Monaural Audio Speaker Separation with Source Contrastive Estimation

We propose an algorithm to separate simultaneously speaking persons from each other, the "cocktail party problem", using a single microphone. Our approach involves a deep recurrent neural networks regression to a vector space that is descriptive of independent speakers. Such a vector space can embed empirically determined speaker characteristics and is optimized by distinguishing between speaker masks. We call this technique source-contrastive estimation. The methodology is inspired by negative sampling, which has seen success in natural language processing, where an embedding is learned by correlating and de-correlating a given input vector with output weights. Although the matrix determined by the output weights is dependent on a set of known speakers, we only use the input vectors during inference. Doing so will ensure that source separation is explicitly speaker-independent.
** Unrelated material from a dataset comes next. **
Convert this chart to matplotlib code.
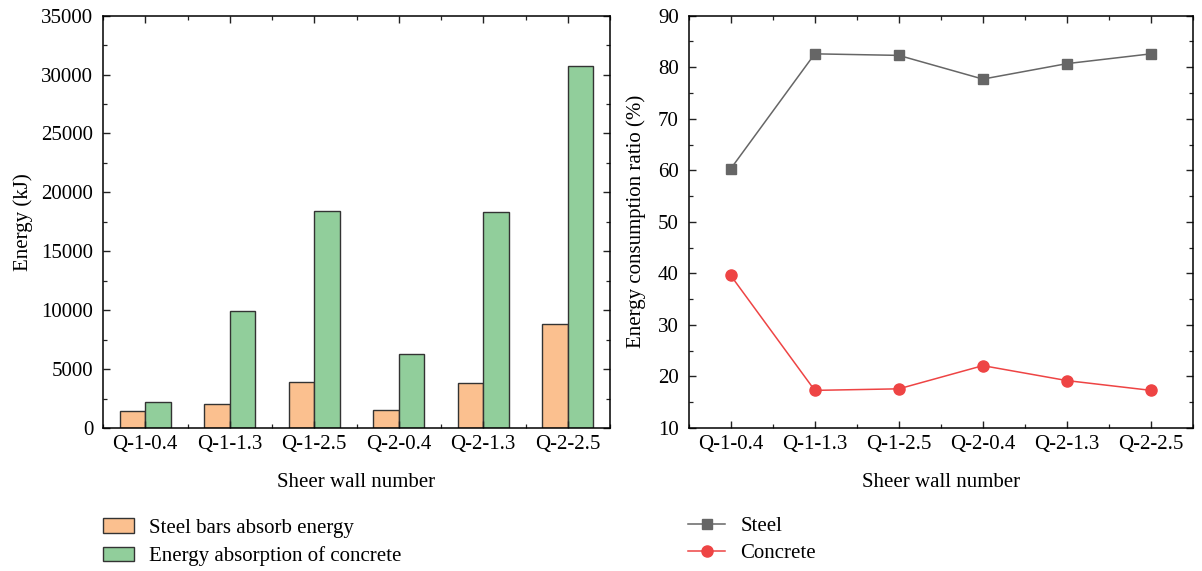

Our approach is similar to recent deep neural network clustering and permutation-invariant training research; we use weighted spectral features and masks to augment individual speaker frequencies while filtering out other speakers. We avoid, however, the severe computational burden of other approaches with our technique. Furthermore, by training a vector space rather than combinations of different speakers or differences thereof, we avoid the so-called permutation problem during training. Our algorithm offers an intuitive, computationally efficient response to the cocktail party problem, and most importantly boasts better empirical performance than other current techniques.